## WRITTEN TASK
All lines from the beginning of the listing through the line with "const blueShift = 3;" are to be copied word for word; the pictures are not.
=====
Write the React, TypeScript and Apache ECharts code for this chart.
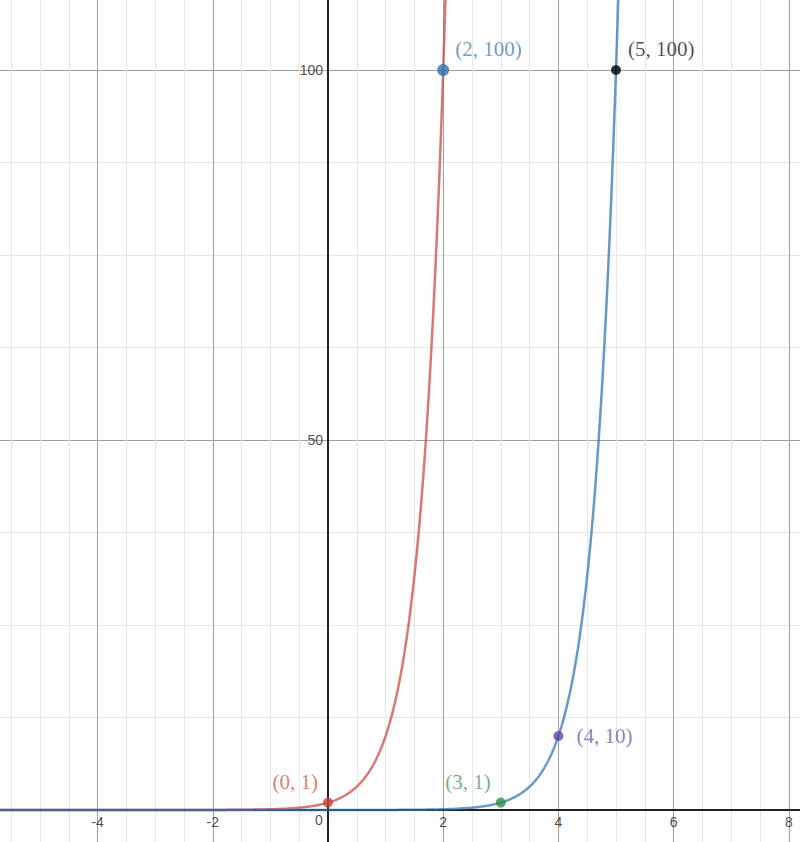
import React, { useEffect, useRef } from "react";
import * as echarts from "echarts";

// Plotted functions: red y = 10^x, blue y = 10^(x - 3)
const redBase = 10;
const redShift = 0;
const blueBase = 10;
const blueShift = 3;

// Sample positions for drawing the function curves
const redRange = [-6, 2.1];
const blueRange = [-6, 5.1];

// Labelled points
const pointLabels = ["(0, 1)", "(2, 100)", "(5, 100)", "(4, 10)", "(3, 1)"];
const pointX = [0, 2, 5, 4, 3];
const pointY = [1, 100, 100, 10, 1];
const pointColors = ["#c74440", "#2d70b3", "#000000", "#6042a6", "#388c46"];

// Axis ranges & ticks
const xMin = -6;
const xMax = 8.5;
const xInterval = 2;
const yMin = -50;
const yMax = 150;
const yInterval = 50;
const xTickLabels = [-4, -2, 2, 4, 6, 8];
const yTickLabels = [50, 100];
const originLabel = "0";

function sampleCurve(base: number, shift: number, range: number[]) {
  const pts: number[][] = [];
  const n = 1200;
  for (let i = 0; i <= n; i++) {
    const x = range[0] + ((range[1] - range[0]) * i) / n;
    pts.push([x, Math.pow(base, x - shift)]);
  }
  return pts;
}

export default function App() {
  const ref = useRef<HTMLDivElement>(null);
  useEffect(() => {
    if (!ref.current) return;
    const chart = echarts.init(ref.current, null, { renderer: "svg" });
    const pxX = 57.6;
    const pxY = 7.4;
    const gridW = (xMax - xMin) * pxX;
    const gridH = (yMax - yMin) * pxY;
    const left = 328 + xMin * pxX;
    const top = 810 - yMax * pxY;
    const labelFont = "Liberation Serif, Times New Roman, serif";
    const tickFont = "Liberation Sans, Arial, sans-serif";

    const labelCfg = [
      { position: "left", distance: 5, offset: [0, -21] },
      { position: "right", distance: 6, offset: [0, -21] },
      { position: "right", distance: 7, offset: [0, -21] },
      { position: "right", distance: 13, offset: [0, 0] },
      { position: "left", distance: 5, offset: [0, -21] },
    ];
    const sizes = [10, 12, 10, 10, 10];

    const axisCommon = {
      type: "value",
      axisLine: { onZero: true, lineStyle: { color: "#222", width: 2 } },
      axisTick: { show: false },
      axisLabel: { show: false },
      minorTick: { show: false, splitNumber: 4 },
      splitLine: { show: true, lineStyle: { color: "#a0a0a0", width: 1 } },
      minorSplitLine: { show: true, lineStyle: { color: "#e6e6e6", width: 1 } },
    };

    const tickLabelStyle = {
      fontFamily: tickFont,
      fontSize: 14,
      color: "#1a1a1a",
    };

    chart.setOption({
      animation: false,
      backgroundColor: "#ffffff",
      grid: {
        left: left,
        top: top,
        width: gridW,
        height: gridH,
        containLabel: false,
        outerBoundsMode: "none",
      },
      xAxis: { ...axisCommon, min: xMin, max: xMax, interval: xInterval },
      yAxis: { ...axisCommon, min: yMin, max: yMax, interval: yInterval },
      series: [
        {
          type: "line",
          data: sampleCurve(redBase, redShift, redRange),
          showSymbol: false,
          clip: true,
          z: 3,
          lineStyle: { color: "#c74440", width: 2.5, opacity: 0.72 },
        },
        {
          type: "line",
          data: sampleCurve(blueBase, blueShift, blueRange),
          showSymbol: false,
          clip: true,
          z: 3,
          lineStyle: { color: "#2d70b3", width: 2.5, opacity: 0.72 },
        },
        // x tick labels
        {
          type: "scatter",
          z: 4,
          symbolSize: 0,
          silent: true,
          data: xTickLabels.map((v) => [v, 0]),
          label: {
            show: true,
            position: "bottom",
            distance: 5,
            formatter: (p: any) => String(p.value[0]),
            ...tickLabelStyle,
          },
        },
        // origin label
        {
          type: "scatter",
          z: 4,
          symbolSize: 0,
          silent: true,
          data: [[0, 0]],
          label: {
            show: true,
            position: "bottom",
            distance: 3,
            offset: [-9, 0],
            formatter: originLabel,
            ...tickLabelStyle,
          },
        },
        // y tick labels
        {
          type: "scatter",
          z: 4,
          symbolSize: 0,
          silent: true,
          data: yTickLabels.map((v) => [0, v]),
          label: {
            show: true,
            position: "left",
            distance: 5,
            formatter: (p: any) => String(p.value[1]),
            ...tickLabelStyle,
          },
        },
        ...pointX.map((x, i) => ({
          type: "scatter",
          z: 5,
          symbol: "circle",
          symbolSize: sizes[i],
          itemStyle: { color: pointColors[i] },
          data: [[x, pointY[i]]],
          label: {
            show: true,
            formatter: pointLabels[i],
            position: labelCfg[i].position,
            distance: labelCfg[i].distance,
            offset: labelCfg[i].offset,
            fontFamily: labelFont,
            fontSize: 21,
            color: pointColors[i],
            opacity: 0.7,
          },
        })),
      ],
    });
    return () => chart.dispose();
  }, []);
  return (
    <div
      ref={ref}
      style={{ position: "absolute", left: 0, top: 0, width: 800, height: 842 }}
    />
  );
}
=====
## REPLY
Write the React, TypeScript and Apache ECharts code for this chart.
import React, { useEffect, useRef } from "react";
import * as echarts from "echarts";

// Plotted functions: red y = 10^x, blue y = 10^(x - 3)
const redBase = 10;
const redShift = 0;
const blueBase = 10;
const blueShift = 3;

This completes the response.